- [DESCRIPTION OF THE TASK]: Starting with the first line of the data below, copy each line up to and including the one containing "0.728, 0.769, 0.810, 0.850, 0.889, 0.926, 0.963, 1.000]". Pictures stay out.

- [DATA SHOWN]:
········

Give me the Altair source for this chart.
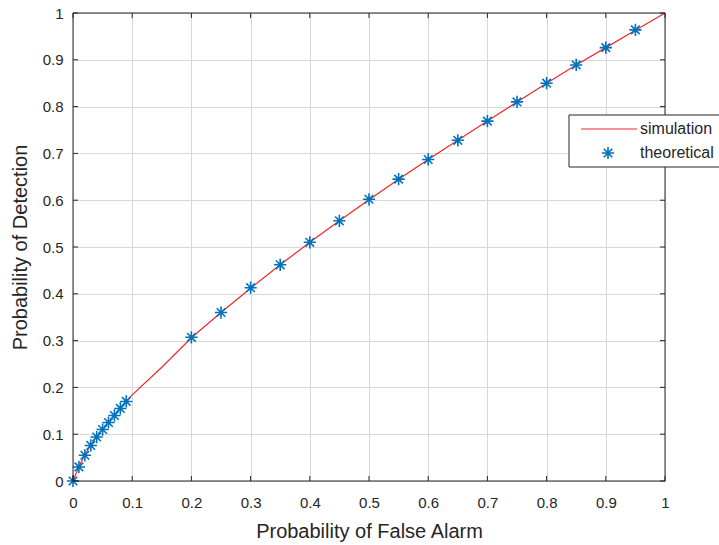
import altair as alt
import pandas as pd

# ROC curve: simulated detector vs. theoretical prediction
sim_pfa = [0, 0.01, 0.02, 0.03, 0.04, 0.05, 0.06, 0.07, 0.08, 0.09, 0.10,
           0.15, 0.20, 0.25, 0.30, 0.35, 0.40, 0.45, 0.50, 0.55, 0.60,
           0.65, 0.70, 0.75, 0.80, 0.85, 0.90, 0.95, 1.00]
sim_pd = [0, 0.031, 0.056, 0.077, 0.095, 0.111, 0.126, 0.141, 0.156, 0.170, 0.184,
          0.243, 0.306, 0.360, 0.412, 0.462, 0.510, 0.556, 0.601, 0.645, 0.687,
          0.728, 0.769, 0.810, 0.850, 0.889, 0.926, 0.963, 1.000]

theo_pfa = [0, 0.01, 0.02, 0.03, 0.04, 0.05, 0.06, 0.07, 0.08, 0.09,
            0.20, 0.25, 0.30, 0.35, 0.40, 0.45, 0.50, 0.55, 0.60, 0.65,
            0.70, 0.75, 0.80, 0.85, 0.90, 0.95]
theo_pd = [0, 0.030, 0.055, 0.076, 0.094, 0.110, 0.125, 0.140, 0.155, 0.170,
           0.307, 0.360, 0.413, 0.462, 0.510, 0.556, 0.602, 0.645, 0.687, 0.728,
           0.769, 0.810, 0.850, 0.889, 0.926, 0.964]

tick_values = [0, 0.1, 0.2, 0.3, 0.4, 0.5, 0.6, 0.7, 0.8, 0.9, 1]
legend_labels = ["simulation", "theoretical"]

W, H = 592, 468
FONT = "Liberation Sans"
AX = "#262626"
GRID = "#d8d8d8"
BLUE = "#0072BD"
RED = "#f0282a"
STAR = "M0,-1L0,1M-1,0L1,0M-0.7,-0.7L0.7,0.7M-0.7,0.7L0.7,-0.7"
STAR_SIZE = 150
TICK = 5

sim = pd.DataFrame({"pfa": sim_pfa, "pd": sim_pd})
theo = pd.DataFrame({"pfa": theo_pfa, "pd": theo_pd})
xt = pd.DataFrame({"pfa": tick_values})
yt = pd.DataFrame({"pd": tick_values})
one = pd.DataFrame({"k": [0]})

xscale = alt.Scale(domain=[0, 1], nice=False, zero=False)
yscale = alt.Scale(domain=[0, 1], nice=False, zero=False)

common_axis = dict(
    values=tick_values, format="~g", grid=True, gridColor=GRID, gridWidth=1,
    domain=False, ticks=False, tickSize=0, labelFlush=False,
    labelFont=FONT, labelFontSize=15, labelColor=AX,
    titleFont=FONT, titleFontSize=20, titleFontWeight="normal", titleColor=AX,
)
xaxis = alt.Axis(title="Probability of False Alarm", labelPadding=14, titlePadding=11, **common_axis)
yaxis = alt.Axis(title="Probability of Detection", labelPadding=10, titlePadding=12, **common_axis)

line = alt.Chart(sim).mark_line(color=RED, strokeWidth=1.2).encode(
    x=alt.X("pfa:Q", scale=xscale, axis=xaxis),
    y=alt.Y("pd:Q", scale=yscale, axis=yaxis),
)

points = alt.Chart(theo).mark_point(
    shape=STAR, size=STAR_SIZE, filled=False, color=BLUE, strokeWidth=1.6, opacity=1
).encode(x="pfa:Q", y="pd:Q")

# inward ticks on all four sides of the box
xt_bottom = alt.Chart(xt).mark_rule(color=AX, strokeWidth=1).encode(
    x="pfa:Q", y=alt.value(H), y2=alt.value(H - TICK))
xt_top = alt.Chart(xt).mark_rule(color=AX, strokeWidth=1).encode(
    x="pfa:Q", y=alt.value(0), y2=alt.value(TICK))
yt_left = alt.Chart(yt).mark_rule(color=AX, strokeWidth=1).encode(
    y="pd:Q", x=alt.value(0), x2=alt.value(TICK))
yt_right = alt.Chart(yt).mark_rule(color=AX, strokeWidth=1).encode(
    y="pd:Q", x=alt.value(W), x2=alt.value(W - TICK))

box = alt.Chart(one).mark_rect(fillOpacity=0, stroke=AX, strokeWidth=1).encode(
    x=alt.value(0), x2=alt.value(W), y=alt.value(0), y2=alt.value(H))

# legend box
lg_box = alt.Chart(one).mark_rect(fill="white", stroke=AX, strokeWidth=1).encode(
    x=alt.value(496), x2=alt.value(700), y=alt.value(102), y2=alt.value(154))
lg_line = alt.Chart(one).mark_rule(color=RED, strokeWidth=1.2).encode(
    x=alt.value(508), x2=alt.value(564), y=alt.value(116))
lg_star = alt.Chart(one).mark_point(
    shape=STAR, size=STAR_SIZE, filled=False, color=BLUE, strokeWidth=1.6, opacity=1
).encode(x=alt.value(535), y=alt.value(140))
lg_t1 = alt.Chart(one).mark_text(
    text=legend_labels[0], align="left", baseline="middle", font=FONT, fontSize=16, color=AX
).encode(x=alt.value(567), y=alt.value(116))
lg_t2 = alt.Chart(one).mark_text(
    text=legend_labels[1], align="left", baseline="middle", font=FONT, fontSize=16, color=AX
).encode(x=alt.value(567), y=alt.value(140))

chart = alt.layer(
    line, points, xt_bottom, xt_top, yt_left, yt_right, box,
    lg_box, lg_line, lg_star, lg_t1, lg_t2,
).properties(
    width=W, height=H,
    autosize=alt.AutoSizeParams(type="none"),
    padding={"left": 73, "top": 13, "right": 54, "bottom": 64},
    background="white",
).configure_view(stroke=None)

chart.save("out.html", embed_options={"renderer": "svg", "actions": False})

········

- [PROBLEM SOLUTION]:
Give me the Altair source for this chart.
import altair as alt
import pandas as pd

# ROC curve: simulated detector vs. theoretical prediction
sim_pfa = [0, 0.01, 0.02, 0.03, 0.04, 0.05, 0.06, 0.07, 0.08, 0.09, 0.10,
           0.15, 0.20, 0.25, 0.30, 0.35, 0.40, 0.45, 0.50, 0.55, 0.60,
           0.65, 0.70, 0.75, 0.80, 0.85, 0.90, 0.95, 1.00]
sim_pd = [0, 0.031, 0.056, 0.077, 0.095, 0.111, 0.126, 0.141, 0.156, 0.170, 0.184,
          0.243, 0.306, 0.360, 0.412, 0.462, 0.510, 0.556, 0.601, 0.645, 0.687,
          0.728, 0.769, 0.810, 0.850, 0.889, 0.926, 0.963, 1.000]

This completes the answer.